Levels of atmospheric carbon dioxide are rising faster than climate models predict, prompting some scientists to call for an urgent overhaul of the IPCC

No sooner is the Nobel prize in the bag than the Intergovernmental Panel on Climate Change is coming under fire for not being quick enough on its feet. Levels of atmospheric carbon dioxide are rising faster than any climate models predict, and this has prompted some climate scientists to call for an urgent overhaul of the IPCC.

Key conclusions in the final part of the IPCC’s Fourth Assessment Report on climate change, which it publishes next month, are based on research that is several years old, says Inez Fung at the Berkeley Institute of the Environment, California. For her research to be considered in this year’s report, she had to complete it by 2004. “There is an awful lag in the IPCC process,” she says.

In some cases, the time lag is even greater. “The most recent IPCC special report on emission scenarios was published in 2000, and the data it contains were probably collected in 1998,” says Gregg Marland of the International Institute for Applied Systems Analysis in Laxenburg, Austria.

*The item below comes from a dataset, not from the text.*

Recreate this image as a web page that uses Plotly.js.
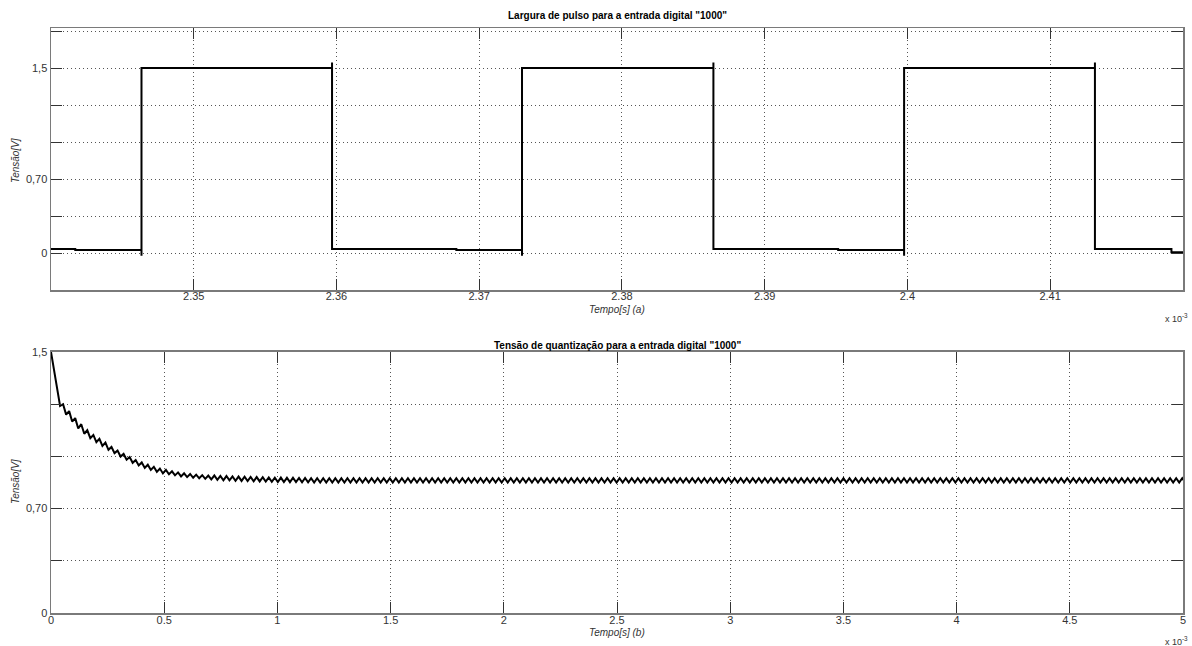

“The most recent IPCC report on emissions scenarios contains data that were probably collected in 1998”

The IPCC’s emissions estimates in that report are now out of date. In the 1990s, energy efficiency initiatives led to a drop in carbon intensity – the ratio of CO2 emissions to gross world product. The IPCC emission scenario, still widely used by climate modellers, suggests that trend will continue.

A new assessment by Marland and his colleagues argues otherwise. They have shown that carbon intensity has increased since the year 2000, largely fuelled by the economic growth of China and India.

Meanwhile CO2 sinks, which in the past have absorbed up to half of the carbon emissions for which humans are responsible, are no longer growing fast enough to keep pace. As a result, levels of atmospheric CO2 are outstripping what climate models predict. Marland concludes that the carbon cycle will have a stronger effect on the climate than has been expected (, DOI: 10.1073/pnas.0702737104).

“The projections in the 2007 IPCC report [using the 2000 emission scenarios] are conservative, and that’s scary,” says Fung. Marland acknowledges that the IPCC is beginning to build a new set of energy scenarios, but Fung sees this as no more than a stopgap solution.

“A lot of us have been talking about how to make [the IPCC] into a holistic, fully interactive system,” she says. This is not just a problem with the IPCC, she stresses. “We need the scientific community to reorganise itself,” she says.

Jayant Sathaye, an IPCC author, says that in future, energy scenario data will be given to climate modellers sooner and updated regularly. He points out that researchers do not have to wait for the IPCC to publish its scenarios, however. “All the IPCC does is review the results. No one is forcing authors to use IPCC reports,” he says.

Another climate change institution, the Kyoto protocol, has also been attacked this week. It is described by Gwyn Prins at the London School of Economics and Steve Rayner at the University of Oxford as the “wrong tool for the job” (Nature, vol 449, p 973). They argue that the Kyoto strategy was too simplistic: “Climate change is not amenable to an elegant solution because it is not a discrete problem,” they say. Prins and Rayner identify five essential elements for a post-Kyoto agreement, including an acceptance that money should be spent on adapting to the changing climate.